Data:
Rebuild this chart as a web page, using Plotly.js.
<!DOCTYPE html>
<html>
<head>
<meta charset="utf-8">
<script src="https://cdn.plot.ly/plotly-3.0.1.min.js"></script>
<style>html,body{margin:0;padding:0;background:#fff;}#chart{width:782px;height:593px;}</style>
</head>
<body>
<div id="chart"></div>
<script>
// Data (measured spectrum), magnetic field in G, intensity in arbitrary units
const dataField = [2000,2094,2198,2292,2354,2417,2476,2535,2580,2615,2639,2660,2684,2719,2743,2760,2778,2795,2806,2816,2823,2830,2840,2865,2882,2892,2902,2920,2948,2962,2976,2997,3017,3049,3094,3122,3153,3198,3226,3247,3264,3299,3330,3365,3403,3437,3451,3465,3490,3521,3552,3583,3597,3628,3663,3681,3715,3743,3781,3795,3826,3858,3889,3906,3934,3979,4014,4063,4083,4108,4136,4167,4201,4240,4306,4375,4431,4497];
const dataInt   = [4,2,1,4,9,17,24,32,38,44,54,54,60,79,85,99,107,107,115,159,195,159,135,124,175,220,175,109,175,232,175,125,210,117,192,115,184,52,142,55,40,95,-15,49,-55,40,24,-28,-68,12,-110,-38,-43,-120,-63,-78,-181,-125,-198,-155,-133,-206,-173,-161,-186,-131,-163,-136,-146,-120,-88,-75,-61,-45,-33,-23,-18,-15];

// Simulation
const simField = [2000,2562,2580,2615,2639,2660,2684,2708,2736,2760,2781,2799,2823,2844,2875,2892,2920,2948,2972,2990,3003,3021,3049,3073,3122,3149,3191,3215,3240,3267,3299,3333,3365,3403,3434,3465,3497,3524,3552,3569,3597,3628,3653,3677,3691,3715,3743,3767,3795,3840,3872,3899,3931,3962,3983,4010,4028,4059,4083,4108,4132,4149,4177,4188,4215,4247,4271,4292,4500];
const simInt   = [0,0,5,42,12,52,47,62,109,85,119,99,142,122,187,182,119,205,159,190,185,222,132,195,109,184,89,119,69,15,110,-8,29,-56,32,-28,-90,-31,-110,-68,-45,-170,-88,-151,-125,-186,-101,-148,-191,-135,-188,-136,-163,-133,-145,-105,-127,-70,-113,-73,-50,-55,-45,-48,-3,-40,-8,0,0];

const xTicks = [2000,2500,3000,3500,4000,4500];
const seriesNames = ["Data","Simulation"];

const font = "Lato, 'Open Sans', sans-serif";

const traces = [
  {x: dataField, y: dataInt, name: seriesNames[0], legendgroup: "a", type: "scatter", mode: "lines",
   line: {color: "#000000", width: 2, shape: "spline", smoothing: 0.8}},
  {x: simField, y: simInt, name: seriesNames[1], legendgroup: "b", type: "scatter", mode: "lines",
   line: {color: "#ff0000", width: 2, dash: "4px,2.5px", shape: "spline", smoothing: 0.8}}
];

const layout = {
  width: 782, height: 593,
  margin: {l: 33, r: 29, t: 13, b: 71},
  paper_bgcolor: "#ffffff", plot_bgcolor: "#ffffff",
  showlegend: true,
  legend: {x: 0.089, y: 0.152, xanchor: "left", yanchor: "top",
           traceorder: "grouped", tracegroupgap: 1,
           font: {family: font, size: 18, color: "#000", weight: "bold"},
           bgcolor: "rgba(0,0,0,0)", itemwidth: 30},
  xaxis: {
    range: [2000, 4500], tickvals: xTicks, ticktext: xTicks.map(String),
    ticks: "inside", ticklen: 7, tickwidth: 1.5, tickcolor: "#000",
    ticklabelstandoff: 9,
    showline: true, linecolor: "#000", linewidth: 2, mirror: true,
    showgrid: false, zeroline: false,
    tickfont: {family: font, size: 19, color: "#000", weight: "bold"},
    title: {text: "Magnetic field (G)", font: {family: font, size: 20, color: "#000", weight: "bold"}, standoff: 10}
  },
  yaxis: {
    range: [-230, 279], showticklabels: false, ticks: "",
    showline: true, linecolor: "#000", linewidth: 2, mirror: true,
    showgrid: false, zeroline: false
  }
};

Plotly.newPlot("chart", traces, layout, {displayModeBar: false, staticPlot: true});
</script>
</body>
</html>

Task directions: Copy all of the data exactly.

Solution to the problem:
Rebuild this chart as a web page, using Plotly.js.
<!DOCTYPE html>
<html>
<head>
<meta charset="utf-8">
<script src="https://cdn.plot.ly/plotly-3.0.1.min.js"></script>
<style>html,body{margin:0;padding:0;background:#fff;}#chart{width:782px;height:593px;}</style>
</head>
<body>
<div id="chart"></div>
<script>
// Data (measured spectrum), magnetic field in G, intensity in arbitrary units
const dataField = [2000,2094,2198,2292,2354,2417,2476,2535,2580,2615,2639,2660,2684,2719,2743,2760,2778,2795,2806,2816,2823,2830,2840,2865,2882,2892,2902,2920,2948,2962,2976,2997,3017,3049,3094,3122,3153,3198,3226,3247,3264,3299,3330,3365,3403,3437,3451,3465,3490,3521,3552,3583,3597,3628,3663,3681,3715,3743,3781,3795,3826,3858,3889,3906,3934,3979,4014,4063,4083,4108,4136,4167,4201,4240,4306,4375,4431,4497];
const dataInt   = [4,2,1,4,9,17,24,32,38,44,54,54,60,79,85,99,107,107,115,159,195,159,135,124,175,220,175,109,175,232,175,125,210,117,192,115,184,52,142,55,40,95,-15,49,-55,40,24,-28,-68,12,-110,-38,-43,-120,-63,-78,-181,-125,-198,-155,-133,-206,-173,-161,-186,-131,-163,-136,-146,-120,-88,-75,-61,-45,-33,-23,-18,-15];

// Simulation
const simField = [2000,2562,2580,2615,2639,2660,2684,2708,2736,2760,2781,2799,2823,2844,2875,2892,2920,2948,2972,2990,3003,3021,3049,3073,3122,3149,3191,3215,3240,3267,3299,3333,3365,3403,3434,3465,3497,3524,3552,3569,3597,3628,3653,3677,3691,3715,3743,3767,3795,3840,3872,3899,3931,3962,3983,4010,4028,4059,4083,4108,4132,4149,4177,4188,4215,4247,4271,4292,4500];
const simInt   = [0,0,5,42,12,52,47,62,109,85,119,99,142,122,187,182,119,205,159,190,185,222,132,195,109,184,89,119,69,15,110,-8,29,-56,32,-28,-90,-31,-110,-68,-45,-170,-88,-151,-125,-186,-101,-148,-191,-135,-188,-136,-163,-133,-145,-105,-127,-70,-113,-73,-50,-55,-45,-48,-3,-40,-8,0,0];

const xTicks = [2000,2500,3000,3500,4000,4500];
const seriesNames = ["Data","Simulation"];

const font = "Lato, 'Open Sans', sans-serif";

const traces = [
  {x: dataField, y: dataInt, name: seriesNames[0], legendgroup: "a", type: "scatter", mode: "lines",
   line: {color: "#000000", width: 2, shape: "spline", smoothing: 0.8}},
  {x: simField, y: simInt, name: seriesNames[1], legendgroup: "b", type: "scatter", mode: "lines",
   line: {color: "#ff0000", width: 2, dash: "4px,2.5px", shape: "spline", smoothing: 0.8}}
];

const layout = {
  width: 782, height: 593,
  margin: {l: 33, r: 29, t: 13, b: 71},
  paper_bgcolor: "#ffffff", plot_bgcolor: "#ffffff",
  showlegend: true,
  legend: {x: 0.089, y: 0.152, xanchor: "left", yanchor: "top",
           traceorder: "grouped", tracegroupgap: 1,
           font: {family: font, size: 18, color: "#000", weight: "bold"},
           bgcolor: "rgba(0,0,0,0)", itemwidth: 30},
  xaxis: {
    range: [2000, 4500], tickvals: xTicks, ticktext: xTicks.map(String),
    ticks: "inside", ticklen: 7, tickwidth: 1.5, tickcolor: "#000",
    ticklabelstandoff: 9,
    showline: true, linecolor: "#000", linewidth: 2, mirror: true,
    showgrid: false, zeroline: false,
    tickfont: {family: font, size: 19, color: "#000", weight: "bold"},
    title: {text: "Magnetic field (G)", font: {family: font, size: 20, color: "#000", weight: "bold"}, standoff: 10}
  },
  yaxis: {
    range: [-230, 279], showticklabels: false, ticks: "",
    showline: true, linecolor: "#000", linewidth: 2, mirror: true,
    showgrid: false, zeroline: false
  }
};

Plotly.newPlot("chart", traces, layout, {displayModeBar: false, staticPlot: true});
</script>
</body>
</html>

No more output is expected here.